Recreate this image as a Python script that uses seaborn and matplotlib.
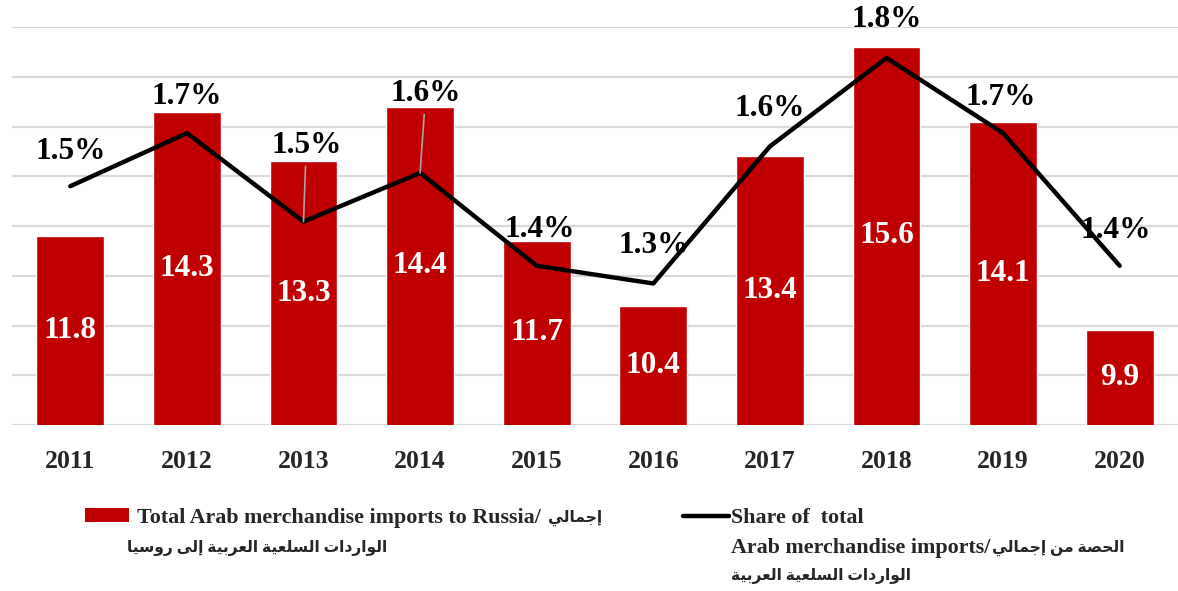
import matplotlib
matplotlib.use("Agg")
import matplotlib.pyplot as plt
import seaborn as sns
import numpy as np
import pandas as pd
from matplotlib.patches import Patch
from matplotlib.lines import Line2D

# ---------------- data ----------------
years = ["2011", "2012", "2013", "2014", "2015", "2016", "2017", "2018", "2019", "2020"]
imports_bn = [11.8, 14.3, 13.3, 14.4, 11.7, 10.4, 13.4, 15.6, 14.1, 9.9]
share_pct = [1.54, 1.66, 1.46, 1.57, 1.36, 1.32, 1.63, 1.83, 1.66, 1.36]
bar_label_en = "Total Arab merchandise imports to Russia/"
bar_label_ar1 = "إجمالي"
bar_label_ar2 = "الواردات السلعية العربية إلى روسيا"
line_label_en1 = "Share of  total"
line_label_en2 = "Arab merchandise imports/"
line_label_ar2 = "الحصة من إجمالي"
line_label_ar3 = "الواردات السلعية العربية"

# ------------- minimal Arabic shaping (visual order) -------------
FORMS = {
    "ا": ("\uFE8D", "\uFE8E", None, None),
    "إ": ("\uFE87", "\uFE88", None, None),
    "ب": ("\uFE8F", "\uFE90", "\uFE91", "\uFE92"),
    "ة": ("\uFE93", "\uFE94", None, None),
    "ت": ("\uFE95", "\uFE96", "\uFE97", "\uFE98"),
    "ج": ("\uFE9D", "\uFE9E", "\uFE9F", "\uFEA0"),
    "ح": ("\uFEA1", "\uFEA2", "\uFEA3", "\uFEA4"),
    "د": ("\uFEA9", "\uFEAA", None, None),
    "ر": ("\uFEAD", "\uFEAE", None, None),
    "س": ("\uFEB1", "\uFEB2", "\uFEB3", "\uFEB4"),
    "ص": ("\uFEB9", "\uFEBA", "\uFEBB", "\uFEBC"),
    "ع": ("\uFEC9", "\uFECA", "\uFECB", "\uFECC"),
    "ل": ("\uFEDD", "\uFEDE", "\uFEDF", "\uFEE0"),
    "م": ("\uFEE1", "\uFEE2", "\uFEE3", "\uFEE4"),
    "ن": ("\uFEE5", "\uFEE6", "\uFEE7", "\uFEE8"),
    "و": ("\uFEED", "\uFEEE", None, None),
    "ى": ("\uFEEF", "\uFEF0", None, None),
    "ي": ("\uFEF1", "\uFEF2", "\uFEF3", "\uFEF4"),
}


def ar(s):
    out = []
    for i, c in enumerate(s):
        if c not in FORMS:
            out.append(c)
            continue
        prev = s[i - 1] if i > 0 else None
        nxt = s[i + 1] if i + 1 < len(s) else None
        jp = prev in FORMS and FORMS[prev][2] is not None
        jn = nxt in FORMS and FORMS[c][2] is not None
        iso, fin, ini, med = FORMS[c]
        if jp and jn:
            out.append(med)
        elif jp:
            out.append(fin)
        elif jn:
            out.append(ini)
        else:
            out.append(iso)
    return "".join(reversed(out))


# ---------------- style ----------------
sns.set_theme(style="white")
FAM = ["Liberation Serif", "DejaVu Sans"]
plt.rcParams["font.family"] = FAM
plt.rcParams["font.weight"] = "bold"

BAR_C = "#c00000"
GRID_C = "#d9d9d9"
W, H = 1178, 591

df = pd.DataFrame({"year": years, "imports": imports_bn, "share": share_pct})

fig = plt.figure(figsize=(W / 100, H / 100), dpi=100)
ax = fig.add_axes([12 / W, 1 - 425 / H, 1166 / W, 398 / H])

sns.barplot(data=df, x="year", y="imports", color=BAR_C, saturation=1,
            width=0.58, ax=ax, zorder=2)
ax.set_ylim(8, 16)
ax.set_yticks(np.arange(8, 16.01, 1))
ax.set_yticklabels([])
ax.yaxis.grid(True, color=GRID_C, lw=1.6, zorder=0)
ax.set_axisbelow(True)
for s in ax.spines.values():
    s.set_visible(False)
ax.set_xlabel("")
ax.set_ylabel("")
ax.tick_params(axis="x", length=0, pad=18, labelsize=18.5)
ax.tick_params(axis="y", length=0)
for t in ax.get_xticklabels():
    t.set_fontweight("bold")
    t.set_family(FAM)

ax.bar_label(ax.containers[0], labels=[f"{v:.1f}" for v in imports_bn],
             label_type="center", color="white", fontsize=22.5, fontweight="bold")

ax2 = ax.twinx()
sns.lineplot(data=df, x="year", y="share", color="black", lw=3.2, ax=ax2,
             sort=False, zorder=3)
ax2.set_ylim(1.0, 1.9)
ax2.set_yticks([])
ax2.set_ylabel("")
for s in ax2.spines.values():
    s.set_visible(False)
ax.set_xlim(-0.5, len(years) - 0.5)

offsets = [35, 37, 76, 79, 36, 38, 38, 38, 36, 35]
dxs = [0, 0, 2, 4, 2, 0, 0, 0, -2, -3]
leaders = [False, False, True, True, False, False, False, False, False, False]
for i, (v, off, dx, ld) in enumerate(zip(share_pct, offsets, dxs, leaders)):
    kw = {}
    if ld:
        kw["arrowprops"] = dict(arrowstyle="-", color="#a6a6a6", lw=1.2,
                                shrinkA=2, shrinkB=0)
    ax2.annotate(f"{v:.1f}%", xy=(i, v), xytext=(dx, off * 0.72),
                 textcoords="offset points", ha="center", va="center",
                 fontsize=22.5, fontweight="bold", color="black", zorder=5, **kw)

# ---------------- legend ----------------
h_bar = Patch(facecolor=BAR_C, edgecolor="none")
h_line = Line2D([], [], color="black", lw=3.2)
LFS = 15.8
AFS = 11.2
leg1 = fig.legend([h_bar], [bar_label_en], loc="center left",
                  bbox_to_anchor=(85 / W, 1 - 518 / H), frameon=False,
                  borderpad=0, borderaxespad=0, handlelength=2.0, handleheight=0.6,
                  handletextpad=0.35, prop=dict(family=FAM, weight="bold", size=LFS))
leg2 = fig.legend([h_line], [line_label_en1], loc="center left",
                  bbox_to_anchor=(683 / W, 1 - 518 / H), frameon=False,
                  borderpad=0, borderaxespad=0, handlelength=2.1,
                  handletextpad=0.1, prop=dict(family=FAM, weight="bold", size=LFS))
fig.canvas.draw()
r = fig.canvas.get_renderer()
e1 = leg1.get_texts()[0].get_window_extent(r)
e2 = leg2.get_texts()[0].get_window_extent(r)
x1 = e1.x0 / W
x2 = e2.x0 / W
ep = dict(family=FAM, weight="bold", size=LFS, va="center", ha="left")
apf = dict(family=FAM, weight="bold", size=AFS, va="center", ha="left")
fig.text(e1.x1 / W + 8 / W, 1 - 518 / H, ar(bar_label_ar1), **apf)
fig.text(x1 - 10 / W, 1 - 548 / H, ar(bar_label_ar2), **apf)
t2 = fig.text(x2, 1 - 548 / H, line_label_en2, **ep)
fig.canvas.draw()
e3 = t2.get_window_extent(r)
fig.text(e3.x1 / W + 1 / W, 1 - 548 / H, ar(line_label_ar2), **apf)
fig.text(x2, 1 - 576 / H, ar(line_label_ar3), **apf)

fig.savefig("out.png", dpi=100)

▶ **DO THIS**: Omit the pictures, then repeat exactly each line from the beginning of the listing through the line with "from matplotlib.lines import Line2D".

▶ **THE OUTPUT**:
Recreate this image as a Python script that uses seaborn and matplotlib.
import matplotlib
matplotlib.use("Agg")
import matplotlib.pyplot as plt
import seaborn as sns
import numpy as np
import pandas as pd
from matplotlib.patches import Patch
from matplotlib.lines import Line2D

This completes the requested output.